Strategies
1. Resource parents well.
With better and easier access to resources and support, parents can be more effective advocates for their children.
2. Differentiating ourselves as an advocacy group.
There are many fine parent support groups listed in our resource directory under “Support Groups (Parents)”. We will connect parents to people, systems, and guides, to help them set up their own local support group at their school or in their region. Support groups for parents should be safe spaces to share information, vent frustrations, celebrate successes, ask questions, and have a sense of community support. Parents Alliance for Inclusion is built to provide tools to move from support to advocacy as individual families first, as local communities second, and as a global community third. Support groups are ring-fenced safe spaces. Our advocacy is public facing.
3. Develop advocacy capacity.
Over time we want to construct methods and systems to build individual parent capacities to be better advocates. We want to support parents first on navigating parent-teacher conferences, ILPs, educational psychologist reports, and parent-school leadership meetings. When resources to support individual parent advocacy are in place, then we will build resource capacity for speaking out to school communities, to school boards, to education conferences, to accreditation agencies, et cetera.
4. Be visible.
We aim to be visible at the school level, the international educator conference level, and the school accreditation level.
5. We are collecting “peer reviewed research” in our resource directory to back up our advocacy.
We want to aggregate research that parents can present to school senior leadership teams (SLT), directors, and school boards. As we start the website we have articles such as:
“Academic and Social Effects of Inclusion on Students without Disabilities: A Review of the Literature” (Kart & Kart, 2021) that finds there is no measurable negative academic impact on the broader student body when neurodiverse and disabled students are included and supported well at schools.
“How Inclusive Interactive Learning Environments Benefit Students Without Special Needs” (Roldán et al, 2021) that finds there are positive social and emotional learning outcomes for all students when neurodivergent and disabled students are included and supported well at schools.
“The social and economic rationale of inclusive education: An overview of the outcomes in education for diverse groups of students” (Mezzanotte, 2022) that finds there are positive social and emotional learning outcomes for all students when neurodivergent and disabled students are included and supported well at schools.
6. Connect issues.
We believe there are connections and that we need to make the connections to make either our advocacy case stronger, or fulfill our first mission to resource parents well so they can become advocates, or both. Some examples.
Student wellbeing and social-emotional learning is important for school outcomes. It’s part of many school mission and vision statements. It’s a topic school accreditation agencies review. Showing that supporting and including neurodivergent and disabled students at schools well also adds value to wellbeing and social-emotional learning supports our advocacy. Research shows when neurodivergent and disabled students are included and supported well, the social-emotional learning of all students improves.
International schools typically focus on a form of Global Citizenship Education or International Mindedness as part of their school mission statement. International school accreditation agencies check on how schools adhere to these values. Our group asks if the 15 to 20% of the global population that is neurodivergent and disabled students are part of this world of Global Citizenship and/or International Mindedness? We ask if neurodivergent and disabled students are excluded from that promise of Global/International education perspective that international school diploma recipients receive, what is the brand of the exclusionary Global Citizenship Education or exclusionary International Mindedness, actually being marketed?

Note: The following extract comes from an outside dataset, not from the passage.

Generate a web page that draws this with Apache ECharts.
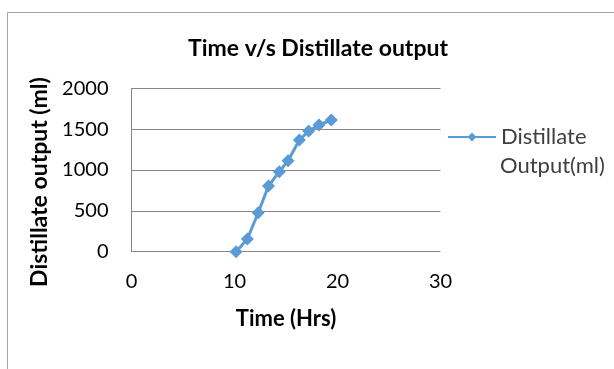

7. Collaborate with allies; including educators that are allies.
Be allies to our allies.
8. Our advocacy is that when all neurodivergent and disabled students are served well at international schools, all students are served better.
Our strategy is to show the research that backs this up and inquire why international schools would not want to deliver better education outcomes.
9. International schools exist because they were founded to serve the children of globally mobile parents.
Neurodivergent and disabled children are globally mobile as any other children, and merit being served well by these institutions. We want to inquire why there are service gaps for neurodivergent and disabled students at international schools when our kids are part of the international school mandate.
10. Schools are made up of boards, administrators, educators, support staff, students, and parents.
Parents are the largest group of these six groups of people that make up schools. Parents are the economic consumers of school who support schools financially with tuition, donations, taxes, or other community means. Schools do not exist without parents. Our voice matters. To be heard by the international school community, we have to combine our voices as parents of neurodivergent and disabled children. We want to shift the conversation from individual families being grateful they can find services for their child at an international school, to an advocacy community pressing international schools to raise their quality so we can expect to find services for our children at an international school in any location we relocate to.